- Host city: Ottawa, Ontario
- Arena: Ottawa Civic Centre
- Dates: March 4–10
- Attendance: 89,081
- Winner: Manitoba
- Curling club: Deer Lodge CC, Winnipeg
- Skip: Barry Fry
- Third: Bill Carey
- Second: Gordon Sparkes
- Lead: Bryan Wood

= 1979 Macdonald Brier =

The 1979 Macdonald Brier, the Canadian men's curling championship was held from March 4 to 10, 1979 at the Ottawa Civic Centre in Ottawa, Ontario. For the second straight year, the total attendance for the week set a then-record where 89,081 attended the event. This was the last Brier where the round robin would determine the champion without a playoff.

Team Manitoba, who was skipped by Barry Fry captured the Brier tankard as they finished round robin play with a 10–1 record as they clinched the title with after the Friday night draw. This was Manitoba's twentieth title and the only Brier won by Fry. The Fry rink would go onto represent Canada at the 1979 Air Canada Silver Broom, the men's world curling championship in Bern, Switzerland where they lost in the semifinal to eventual champion Norway.

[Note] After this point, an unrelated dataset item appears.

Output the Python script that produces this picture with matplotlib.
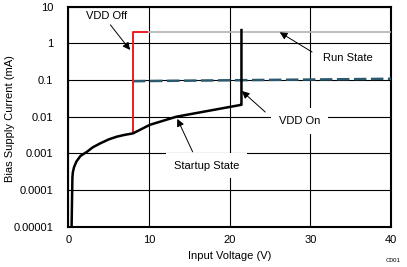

It would be the last Brier under the sponsorship of Macdonald Tobacco. This marked an end of an era, as Macdonald Tobacco had sponsored the event since the first Brier in 1927. Following the final draw, the head of Macdonald Tobacco, David Macdonald Stewart declared "[f]or half a century, Macdonald Tobacco has followed an idea ... a dream to ... bring together Canadians, from all parts of the country and all walks of life, in a national sporting event. Curling was the ideal sport. It's been a wonderful experience. We've now seen the final chapter in 50 years of Canadian history". To commemorate the end of the Macdonald era, every living Brier champion skip at the time were invited to attend the Brier, and had their picture taken together. The lone surviving curler from the 1927 Brier, Emmet Smith (Northern Ontario) was also invited. The group of skips gathered before the final draw of the event for a special ceremony.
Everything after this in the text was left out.